* Begin *

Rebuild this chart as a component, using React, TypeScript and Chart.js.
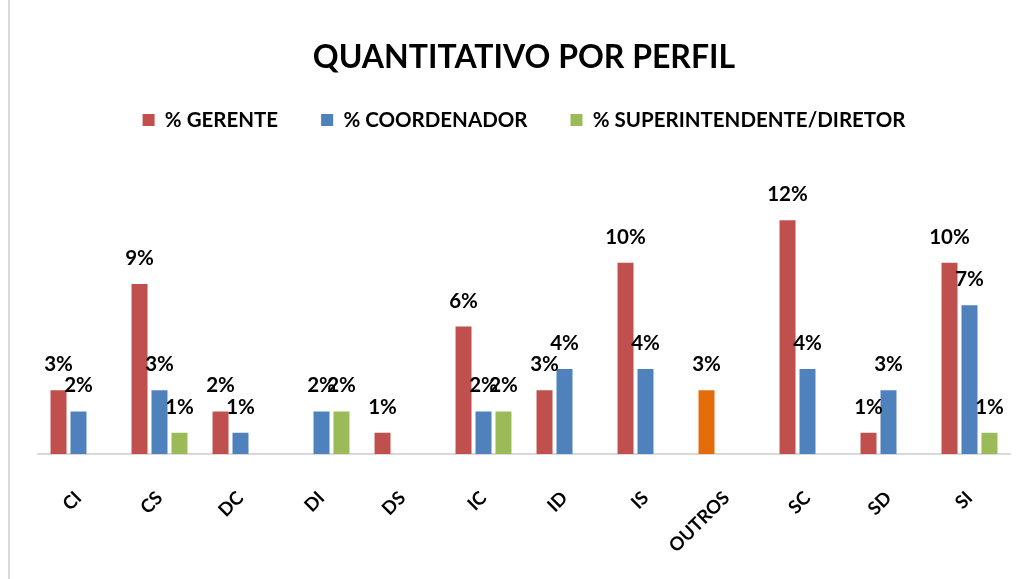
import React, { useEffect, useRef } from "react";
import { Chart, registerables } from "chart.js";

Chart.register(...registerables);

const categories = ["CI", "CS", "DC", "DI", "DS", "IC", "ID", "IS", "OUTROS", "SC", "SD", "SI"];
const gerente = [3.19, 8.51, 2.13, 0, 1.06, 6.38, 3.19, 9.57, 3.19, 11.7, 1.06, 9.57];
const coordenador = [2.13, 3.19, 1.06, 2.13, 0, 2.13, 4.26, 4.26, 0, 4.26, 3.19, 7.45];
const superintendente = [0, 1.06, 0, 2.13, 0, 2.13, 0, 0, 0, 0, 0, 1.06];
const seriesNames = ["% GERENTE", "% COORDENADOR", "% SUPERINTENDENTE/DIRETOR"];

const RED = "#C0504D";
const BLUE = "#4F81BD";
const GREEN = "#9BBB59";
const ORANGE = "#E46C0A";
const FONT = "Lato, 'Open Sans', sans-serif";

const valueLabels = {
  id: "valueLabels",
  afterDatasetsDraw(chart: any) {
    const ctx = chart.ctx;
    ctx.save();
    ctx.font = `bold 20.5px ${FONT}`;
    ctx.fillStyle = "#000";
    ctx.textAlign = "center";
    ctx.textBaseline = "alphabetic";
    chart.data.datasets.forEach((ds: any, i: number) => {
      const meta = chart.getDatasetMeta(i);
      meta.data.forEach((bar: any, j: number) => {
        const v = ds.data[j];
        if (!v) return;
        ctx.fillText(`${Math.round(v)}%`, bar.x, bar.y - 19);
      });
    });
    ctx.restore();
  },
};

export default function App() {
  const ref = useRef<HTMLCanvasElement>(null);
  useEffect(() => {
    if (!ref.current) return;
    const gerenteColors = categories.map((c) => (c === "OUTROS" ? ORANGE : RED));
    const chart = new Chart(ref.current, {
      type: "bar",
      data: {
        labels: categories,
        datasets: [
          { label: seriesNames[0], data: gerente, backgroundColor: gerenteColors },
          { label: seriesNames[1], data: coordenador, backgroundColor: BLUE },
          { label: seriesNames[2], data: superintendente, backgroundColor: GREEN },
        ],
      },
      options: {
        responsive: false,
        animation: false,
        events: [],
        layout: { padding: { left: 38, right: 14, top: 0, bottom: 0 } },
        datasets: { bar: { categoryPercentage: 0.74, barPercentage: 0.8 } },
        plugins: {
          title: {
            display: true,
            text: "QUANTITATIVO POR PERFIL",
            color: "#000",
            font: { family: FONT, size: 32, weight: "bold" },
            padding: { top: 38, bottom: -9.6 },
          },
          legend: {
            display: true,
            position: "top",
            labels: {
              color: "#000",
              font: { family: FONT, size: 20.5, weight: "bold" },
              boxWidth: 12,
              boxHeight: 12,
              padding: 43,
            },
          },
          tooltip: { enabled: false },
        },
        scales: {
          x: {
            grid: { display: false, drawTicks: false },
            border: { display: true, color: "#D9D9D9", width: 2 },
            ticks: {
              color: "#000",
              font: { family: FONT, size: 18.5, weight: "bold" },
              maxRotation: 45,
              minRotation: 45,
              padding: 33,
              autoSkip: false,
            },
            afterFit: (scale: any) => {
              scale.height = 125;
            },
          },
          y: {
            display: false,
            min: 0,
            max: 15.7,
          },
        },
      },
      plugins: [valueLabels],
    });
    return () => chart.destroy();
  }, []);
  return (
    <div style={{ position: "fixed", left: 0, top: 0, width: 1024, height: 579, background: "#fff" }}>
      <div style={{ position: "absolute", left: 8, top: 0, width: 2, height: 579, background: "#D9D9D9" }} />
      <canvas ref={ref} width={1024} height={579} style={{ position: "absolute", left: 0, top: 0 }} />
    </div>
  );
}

* End *

Everything from the first line of the listing above through the line that contains "Chart.register(...registerables);" is to be restated word for word, minus the pictures.

Rebuild this chart as a component, using React, TypeScript and Chart.js.
import React, { useEffect, useRef } from "react";
import { Chart, registerables } from "chart.js";

Chart.register(...registerables);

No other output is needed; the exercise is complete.